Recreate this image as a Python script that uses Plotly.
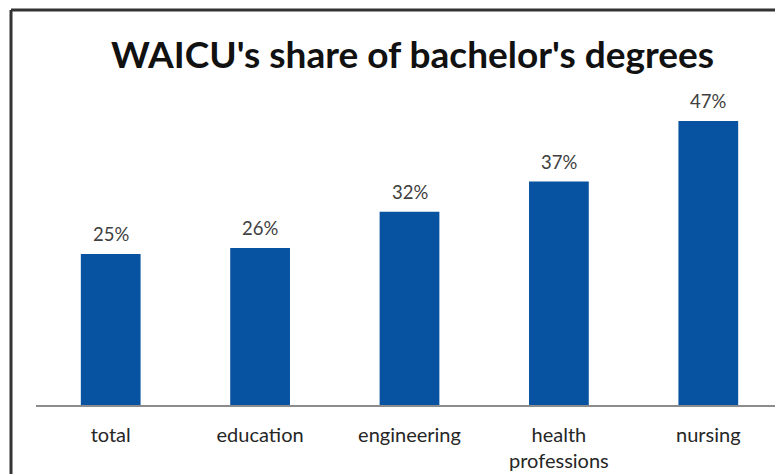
import plotly.graph_objects as go

categories = ["total", "education", "engineering", "health<br>professions", "nursing"]
shares = [0.25, 0.26, 0.32, 0.37, 0.47]
labels = ["25%", "26%", "32%", "37%", "47%"]

# the page body has an 8px offset, so the figure is sized to fill the rest of the window
W, H = 775, 466
ml, mr, mt, mb = 28, 0, 95, 69
pw, ph = W - ml - mr, H - mt - mb

fig = go.Figure(go.Bar(
    x=categories, y=shares,
    marker=dict(color="#0753a1", line=dict(width=0)),
    width=0.4,
))

for c, v, t in zip(categories, shares, labels):
    fig.add_annotation(x=c, y=v, text=t, showarrow=False,
                       yanchor="middle", yshift=20,
                       font=dict(family="Lato", size=18.5, color="#404040"))

bx = (3 - ml) / pw
by = 1 + (mt - 2) / ph
fig.update_layout(
    width=W, height=H,
    margin=dict(l=ml, r=mr, t=mt, b=mb, pad=0),
    paper_bgcolor="white", plot_bgcolor="white",
    showlegend=False,
    title=dict(text="<b>WAICU's share of bachelor's degrees</b>",
               x=404.5 / W, xanchor="center", y=1 - 47 / H, yanchor="middle",
               font=dict(family="Lato", size=37, color="#111111")),
    xaxis=dict(showline=True, linecolor="#8c8c8c", linewidth=2,
               showgrid=False, ticks="", ticklabelstandoff=11,
               tickfont=dict(family="Lato", size=20, color="#262626")),
    yaxis=dict(range=[0, 0.5], visible=False, showgrid=False),
    shapes=[
        dict(type="line", xref="paper", yref="paper",
             x0=bx, x1=1.01, y0=by, y1=by,
             line=dict(color="#333333", width=3)),
        dict(type="line", xref="paper", yref="paper",
             x0=bx, x1=bx, y0=-mb / ph - 0.02, y1=by,
             line=dict(color="#333333", width=3)),
    ],
)

fig.write_html("out.html")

**What is needed:** Go through the listing above and quote it exactly, apart from its images.

**The response:**
Recreate this image as a Python script that uses Plotly.
import plotly.graph_objects as go

categories = ["total", "education", "engineering", "health<br>professions", "nursing"]
shares = [0.25, 0.26, 0.32, 0.37, 0.47]
labels = ["25%", "26%", "32%", "37%", "47%"]

# the page body has an 8px offset, so the figure is sized to fill the rest of the window
W, H = 775, 466
ml, mr, mt, mb = 28, 0, 95, 69
pw, ph = W - ml - mr, H - mt - mb

fig = go.Figure(go.Bar(
    x=categories, y=shares,
    marker=dict(color="#0753a1", line=dict(width=0)),
    width=0.4,
))

for c, v, t in zip(categories, shares, labels):
    fig.add_annotation(x=c, y=v, text=t, showarrow=False,
                       yanchor="middle", yshift=20,
                       font=dict(family="Lato", size=18.5, color="#404040"))

bx = (3 - ml) / pw
by = 1 + (mt - 2) / ph
fig.update_layout(
    width=W, height=H,
    margin=dict(l=ml, r=mr, t=mt, b=mb, pad=0),
    paper_bgcolor="white", plot_bgcolor="white",
    showlegend=False,
    title=dict(text="<b>WAICU's share of bachelor's degrees</b>",
               x=404.5 / W, xanchor="center", y=1 - 47 / H, yanchor="middle",
               font=dict(family="Lato", size=37, color="#111111")),
    xaxis=dict(showline=True, linecolor="#8c8c8c", linewidth=2,
               showgrid=False, ticks="", ticklabelstandoff=11,
               tickfont=dict(family="Lato", size=20, color="#262626")),
    yaxis=dict(range=[0, 0.5], visible=False, showgrid=False),
    shapes=[
        dict(type="line", xref="paper", yref="paper",
             x0=bx, x1=1.01, y0=by, y1=by,
             line=dict(color="#333333", width=3)),
        dict(type="line", xref="paper", yref="paper",
             x0=bx, x1=bx, y0=-mb / ph - 0.02, y1=by,
             line=dict(color="#333333", width=3)),
    ],
)

fig.write_html("out.html")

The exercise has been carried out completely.